• Dataset content
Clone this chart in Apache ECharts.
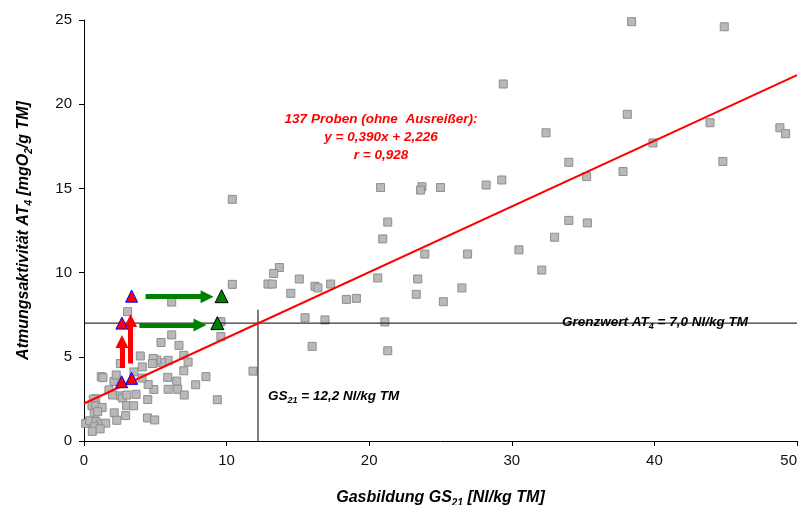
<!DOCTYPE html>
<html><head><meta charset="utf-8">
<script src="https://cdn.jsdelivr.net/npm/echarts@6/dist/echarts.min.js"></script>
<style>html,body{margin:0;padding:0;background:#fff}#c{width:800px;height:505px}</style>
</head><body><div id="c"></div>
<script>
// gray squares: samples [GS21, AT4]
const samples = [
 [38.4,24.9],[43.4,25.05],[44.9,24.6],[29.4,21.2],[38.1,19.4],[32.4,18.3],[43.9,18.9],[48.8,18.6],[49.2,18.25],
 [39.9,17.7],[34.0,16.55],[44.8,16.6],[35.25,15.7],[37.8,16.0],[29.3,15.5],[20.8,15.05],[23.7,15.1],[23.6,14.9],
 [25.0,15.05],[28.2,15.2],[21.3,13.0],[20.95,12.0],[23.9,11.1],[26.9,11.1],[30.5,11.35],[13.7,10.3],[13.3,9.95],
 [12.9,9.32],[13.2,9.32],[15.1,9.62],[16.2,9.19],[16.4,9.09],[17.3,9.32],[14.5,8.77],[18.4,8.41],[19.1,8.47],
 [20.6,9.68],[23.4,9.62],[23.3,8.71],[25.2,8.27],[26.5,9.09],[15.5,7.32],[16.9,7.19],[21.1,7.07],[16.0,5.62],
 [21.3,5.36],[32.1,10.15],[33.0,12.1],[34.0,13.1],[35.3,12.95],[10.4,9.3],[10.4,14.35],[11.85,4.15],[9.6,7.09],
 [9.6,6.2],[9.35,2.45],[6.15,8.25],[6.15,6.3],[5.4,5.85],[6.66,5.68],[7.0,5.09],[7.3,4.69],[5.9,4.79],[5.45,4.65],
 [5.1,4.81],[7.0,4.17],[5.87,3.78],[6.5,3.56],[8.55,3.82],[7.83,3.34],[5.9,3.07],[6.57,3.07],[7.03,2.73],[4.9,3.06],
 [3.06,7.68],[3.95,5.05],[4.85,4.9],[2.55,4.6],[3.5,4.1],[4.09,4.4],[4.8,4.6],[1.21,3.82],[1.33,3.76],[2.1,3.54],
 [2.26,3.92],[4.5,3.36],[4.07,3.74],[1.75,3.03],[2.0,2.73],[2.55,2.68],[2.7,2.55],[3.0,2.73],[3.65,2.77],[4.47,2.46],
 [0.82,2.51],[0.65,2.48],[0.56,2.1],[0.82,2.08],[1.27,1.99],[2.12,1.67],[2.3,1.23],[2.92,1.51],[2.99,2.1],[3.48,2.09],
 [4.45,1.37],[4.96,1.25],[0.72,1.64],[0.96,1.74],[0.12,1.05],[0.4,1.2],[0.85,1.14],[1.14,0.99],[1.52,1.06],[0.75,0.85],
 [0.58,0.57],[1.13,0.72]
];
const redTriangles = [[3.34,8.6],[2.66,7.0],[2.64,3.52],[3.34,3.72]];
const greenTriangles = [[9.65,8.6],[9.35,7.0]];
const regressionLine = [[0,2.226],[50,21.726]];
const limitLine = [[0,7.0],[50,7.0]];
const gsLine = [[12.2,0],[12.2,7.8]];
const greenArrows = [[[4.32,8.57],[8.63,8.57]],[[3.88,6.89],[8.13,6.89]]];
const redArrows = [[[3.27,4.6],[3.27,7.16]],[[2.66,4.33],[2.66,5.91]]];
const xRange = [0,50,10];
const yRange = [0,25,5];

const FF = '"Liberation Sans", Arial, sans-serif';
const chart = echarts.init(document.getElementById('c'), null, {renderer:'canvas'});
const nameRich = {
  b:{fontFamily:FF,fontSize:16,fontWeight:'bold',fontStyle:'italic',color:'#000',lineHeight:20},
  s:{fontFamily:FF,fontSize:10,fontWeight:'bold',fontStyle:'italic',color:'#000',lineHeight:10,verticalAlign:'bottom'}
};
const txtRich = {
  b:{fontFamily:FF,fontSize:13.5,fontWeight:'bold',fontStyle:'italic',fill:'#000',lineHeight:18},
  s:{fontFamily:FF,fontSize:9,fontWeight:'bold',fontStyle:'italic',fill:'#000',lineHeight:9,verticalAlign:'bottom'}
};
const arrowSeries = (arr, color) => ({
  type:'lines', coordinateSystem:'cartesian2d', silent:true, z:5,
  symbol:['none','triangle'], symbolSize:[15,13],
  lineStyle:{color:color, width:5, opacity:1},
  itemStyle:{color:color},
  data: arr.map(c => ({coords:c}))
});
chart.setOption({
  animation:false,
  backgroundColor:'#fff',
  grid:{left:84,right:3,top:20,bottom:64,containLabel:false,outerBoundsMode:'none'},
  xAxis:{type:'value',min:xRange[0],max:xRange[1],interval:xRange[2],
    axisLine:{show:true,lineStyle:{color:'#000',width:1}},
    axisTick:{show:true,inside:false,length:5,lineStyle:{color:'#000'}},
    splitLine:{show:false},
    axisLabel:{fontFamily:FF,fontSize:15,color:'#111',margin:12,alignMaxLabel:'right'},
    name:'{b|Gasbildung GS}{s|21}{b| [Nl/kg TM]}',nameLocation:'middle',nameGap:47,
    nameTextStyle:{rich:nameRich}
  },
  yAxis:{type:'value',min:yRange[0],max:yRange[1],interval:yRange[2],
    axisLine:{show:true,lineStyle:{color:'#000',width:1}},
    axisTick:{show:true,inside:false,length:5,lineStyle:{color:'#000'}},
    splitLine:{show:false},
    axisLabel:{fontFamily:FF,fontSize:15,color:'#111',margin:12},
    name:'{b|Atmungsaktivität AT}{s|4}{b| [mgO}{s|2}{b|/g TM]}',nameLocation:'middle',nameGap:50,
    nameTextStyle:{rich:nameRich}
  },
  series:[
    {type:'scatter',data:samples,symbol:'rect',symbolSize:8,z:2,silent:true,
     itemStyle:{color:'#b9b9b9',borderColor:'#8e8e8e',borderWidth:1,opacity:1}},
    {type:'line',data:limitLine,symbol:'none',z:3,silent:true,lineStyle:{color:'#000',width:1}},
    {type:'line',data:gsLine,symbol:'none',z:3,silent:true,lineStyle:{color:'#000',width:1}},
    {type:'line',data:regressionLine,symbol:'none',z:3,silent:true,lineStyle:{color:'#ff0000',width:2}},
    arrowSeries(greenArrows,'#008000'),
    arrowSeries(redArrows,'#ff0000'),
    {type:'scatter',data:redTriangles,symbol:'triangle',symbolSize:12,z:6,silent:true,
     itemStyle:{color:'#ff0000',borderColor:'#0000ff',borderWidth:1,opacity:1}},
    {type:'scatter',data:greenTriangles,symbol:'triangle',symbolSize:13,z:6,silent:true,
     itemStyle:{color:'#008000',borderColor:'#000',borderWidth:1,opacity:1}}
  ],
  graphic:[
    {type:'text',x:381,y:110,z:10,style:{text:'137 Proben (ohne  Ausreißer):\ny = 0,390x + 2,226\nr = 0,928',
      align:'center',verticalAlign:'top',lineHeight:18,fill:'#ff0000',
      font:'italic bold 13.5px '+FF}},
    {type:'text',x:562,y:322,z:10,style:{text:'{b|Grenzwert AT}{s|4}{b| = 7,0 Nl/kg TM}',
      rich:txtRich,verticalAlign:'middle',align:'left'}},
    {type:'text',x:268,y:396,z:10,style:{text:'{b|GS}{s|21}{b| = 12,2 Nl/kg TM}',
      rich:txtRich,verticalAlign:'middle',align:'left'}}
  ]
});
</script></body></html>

• Directive
Up to and including the line with "const yRange = [0,25,5];", copy the data above from its first line. Skip pictures.

• Written solution
Clone this chart in Apache ECharts.
<!DOCTYPE html>
<html><head><meta charset="utf-8">
<script src="https://cdn.jsdelivr.net/npm/echarts@6/dist/echarts.min.js"></script>
<style>html,body{margin:0;padding:0;background:#fff}#c{width:800px;height:505px}</style>
</head><body><div id="c"></div>
<script>
// gray squares: samples [GS21, AT4]
const samples = [
 [38.4,24.9],[43.4,25.05],[44.9,24.6],[29.4,21.2],[38.1,19.4],[32.4,18.3],[43.9,18.9],[48.8,18.6],[49.2,18.25],
 [39.9,17.7],[34.0,16.55],[44.8,16.6],[35.25,15.7],[37.8,16.0],[29.3,15.5],[20.8,15.05],[23.7,15.1],[23.6,14.9],
 [25.0,15.05],[28.2,15.2],[21.3,13.0],[20.95,12.0],[23.9,11.1],[26.9,11.1],[30.5,11.35],[13.7,10.3],[13.3,9.95],
 [12.9,9.32],[13.2,9.32],[15.1,9.62],[16.2,9.19],[16.4,9.09],[17.3,9.32],[14.5,8.77],[18.4,8.41],[19.1,8.47],
 [20.6,9.68],[23.4,9.62],[23.3,8.71],[25.2,8.27],[26.5,9.09],[15.5,7.32],[16.9,7.19],[21.1,7.07],[16.0,5.62],
 [21.3,5.36],[32.1,10.15],[33.0,12.1],[34.0,13.1],[35.3,12.95],[10.4,9.3],[10.4,14.35],[11.85,4.15],[9.6,7.09],
 [9.6,6.2],[9.35,2.45],[6.15,8.25],[6.15,6.3],[5.4,5.85],[6.66,5.68],[7.0,5.09],[7.3,4.69],[5.9,4.79],[5.45,4.65],
 [5.1,4.81],[7.0,4.17],[5.87,3.78],[6.5,3.56],[8.55,3.82],[7.83,3.34],[5.9,3.07],[6.57,3.07],[7.03,2.73],[4.9,3.06],
 [3.06,7.68],[3.95,5.05],[4.85,4.9],[2.55,4.6],[3.5,4.1],[4.09,4.4],[4.8,4.6],[1.21,3.82],[1.33,3.76],[2.1,3.54],
 [2.26,3.92],[4.5,3.36],[4.07,3.74],[1.75,3.03],[2.0,2.73],[2.55,2.68],[2.7,2.55],[3.0,2.73],[3.65,2.77],[4.47,2.46],
 [0.82,2.51],[0.65,2.48],[0.56,2.1],[0.82,2.08],[1.27,1.99],[2.12,1.67],[2.3,1.23],[2.92,1.51],[2.99,2.1],[3.48,2.09],
 [4.45,1.37],[4.96,1.25],[0.72,1.64],[0.96,1.74],[0.12,1.05],[0.4,1.2],[0.85,1.14],[1.14,0.99],[1.52,1.06],[0.75,0.85],
 [0.58,0.57],[1.13,0.72]
];
const redTriangles = [[3.34,8.6],[2.66,7.0],[2.64,3.52],[3.34,3.72]];
const greenTriangles = [[9.65,8.6],[9.35,7.0]];
const regressionLine = [[0,2.226],[50,21.726]];
const limitLine = [[0,7.0],[50,7.0]];
const gsLine = [[12.2,0],[12.2,7.8]];
const greenArrows = [[[4.32,8.57],[8.63,8.57]],[[3.88,6.89],[8.13,6.89]]];
const redArrows = [[[3.27,4.6],[3.27,7.16]],[[2.66,4.33],[2.66,5.91]]];
const xRange = [0,50,10];
const yRange = [0,25,5];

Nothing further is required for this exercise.